**Material**

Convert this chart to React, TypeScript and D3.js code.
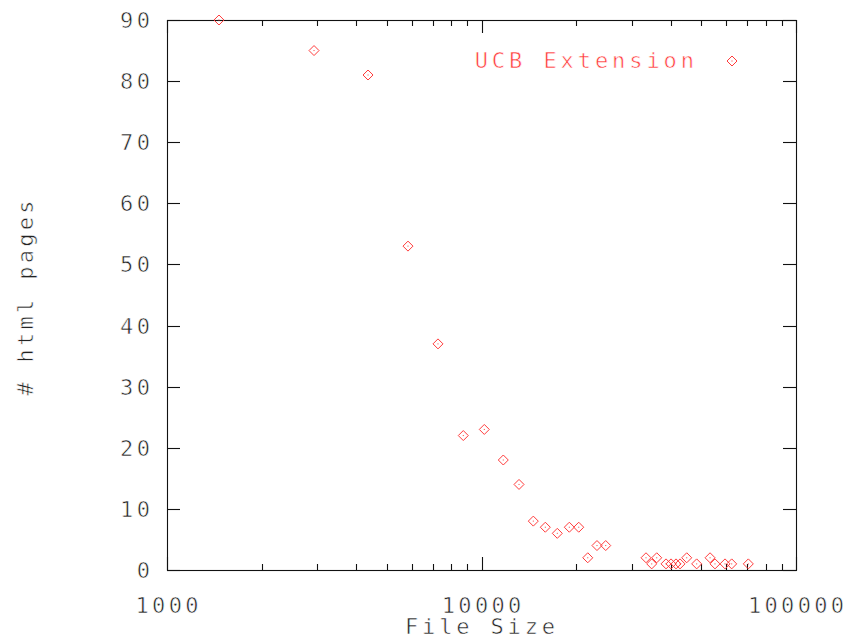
import { useRef, useEffect } from 'react';
import { select, scaleLog, scaleLinear, range } from 'd3';

// file size (bytes) and number of html pages
const fileSizes = [
  1463, 2934, 4357, 5838, 7272, 8752, 10207, 11729, 13161, 14612, 15955,
  17418, 19020, 20380, 21770, 23290, 24830, 33350, 34770, 36070, 38610,
  40050, 41540, 42780, 44930, 48330, 53300, 55260, 59470, 62450, 70530,
];
const pageCounts = [
  90, 85, 81, 53, 37, 22, 23, 18, 14, 8, 7, 6, 7, 7, 2, 4, 4, 2, 1, 2, 1,
  1, 1, 1, 2, 1, 2, 1, 1, 1, 1,
];
const xMajorTicks = [1000, 10000, 100000];
const yTicks = [0, 10, 20, 30, 40, 50, 60, 70, 80, 90];
const seriesName = 'UCB Extension';
const xTitle = 'File Size';
const yTitle = '# html pages';

const W = 843;
const H = 637;
const FONT = '"DejaVu Sans Mono", monospace';
const RED = '#ff3b3b';

const App = () => {
  const svgRef = useRef<SVGSVGElement>(null);

  useEffect(() => {
    const svg = select(svgRef.current);
    svg.selectAll('*').remove();

    const x = scaleLog().domain([1000, 100000]).range([167, 796]);
    const y = scaleLinear().domain([0, 90]).range([570, 20]);
    const [x0, x1] = x.range();
    const [y0, y1] = y.range();

    const minor: number[] = [];
    [1000, 10000].forEach((d) => range(2, 10).forEach((k) => minor.push(d * k)));

    const g = svg.append('g').attr('stroke', '#111').attr('stroke-width', 1.1);
    // frame
    g.append('rect')
      .attr('x', x0 + 0.5).attr('y', y1 + 0.5)
      .attr('width', x1 - x0).attr('height', y0 - y1)
      .attr('fill', 'none');

    // x ticks (bottom + mirrored top)
    const xt = [
      ...xMajorTicks.map((v) => ({ v, len: 13 })),
      ...minor.map((v) => ({ v, len: 6 })),
    ];
    xt.forEach(({ v, len }) => {
      const px = Math.round(x(v)) + 0.5;
      g.append('line').attr('x1', px).attr('x2', px).attr('y1', y0).attr('y2', y0 - len);
      g.append('line').attr('x1', px).attr('x2', px).attr('y1', y1).attr('y2', y1 + len);
    });
    yTicks.forEach((v) => {
      const py = Math.round(y(v)) + 0.5;
      g.append('line').attr('x1', x0).attr('x2', x0 + 13).attr('y1', py).attr('y2', py);
      g.append('line').attr('x1', x1).attr('x2', x1 - 13).attr('y1', py).attr('y2', py);
    });

    // thin, stroke-font look: white outline eats into the glyphs
    const label = (txt: string, px: number, py: number, anchor: string, fill = '#222', ch = 16.5) =>
      svg.append('text')
        .attr('x', px).attr('y', py)
        .attr('text-anchor', anchor)
        .attr('font-family', FONT)
        .attr('font-size', 22)
        .attr('fill', fill)
        .attr('stroke', '#fff')
        .attr('stroke-width', 0.6)
        .attr('textLength', txt.length * ch - 3)
        .attr('lengthAdjust', 'spacing')
        .text(txt);

    yTicks.forEach((v) => label(String(v), 150, y(v) + 8, 'end'));
    xMajorTicks.forEach((v) => label(String(v), x(v), 613, 'middle'));
    label(xTitle, 480, 634, 'middle', '#222', 17);
    label(yTitle, 0, 0, 'middle')
      .attr('transform', `translate(33,298) rotate(-90)`);

    // legend
    label(seriesName, 694, 68, 'end', RED, 17.1);

    const diamond = (px: number, py: number) => {
      const r = 5;
      svg.append('path')
        .attr('d', `M${px},${py - r}L${px + r},${py}L${px},${py + r}L${px - r},${py}Z`)
        .attr('fill', 'none')
        .attr('stroke', RED)
        .attr('stroke-width', 1);
      svg.append('rect')
        .attr('x', px - 0.5).attr('y', py - 0.5)
        .attr('width', 1).attr('height', 1)
        .attr('fill', RED);
    };

    fileSizes.forEach((d, i) => diamond(x(d), y(pageCounts[i])));
    diamond(732, 61);
  }, []);

  return (
    <svg
      ref={svgRef}
      width={W}
      height={H}
      style={{ position: 'absolute', left: 0, top: 0, background: '#fff' }}
    />
  );
};

export default App;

**Exercise goal**
Your task is to return the lines above, from the first one up to and including the line containing "scaleLog, scaleLinear, range", minus any pictures.

**Reply to the task**
Convert this chart to React, TypeScript and D3.js code.
import { useRef, useEffect } from 'react';
import { select, scaleLog, scaleLinear, range } from 'd3';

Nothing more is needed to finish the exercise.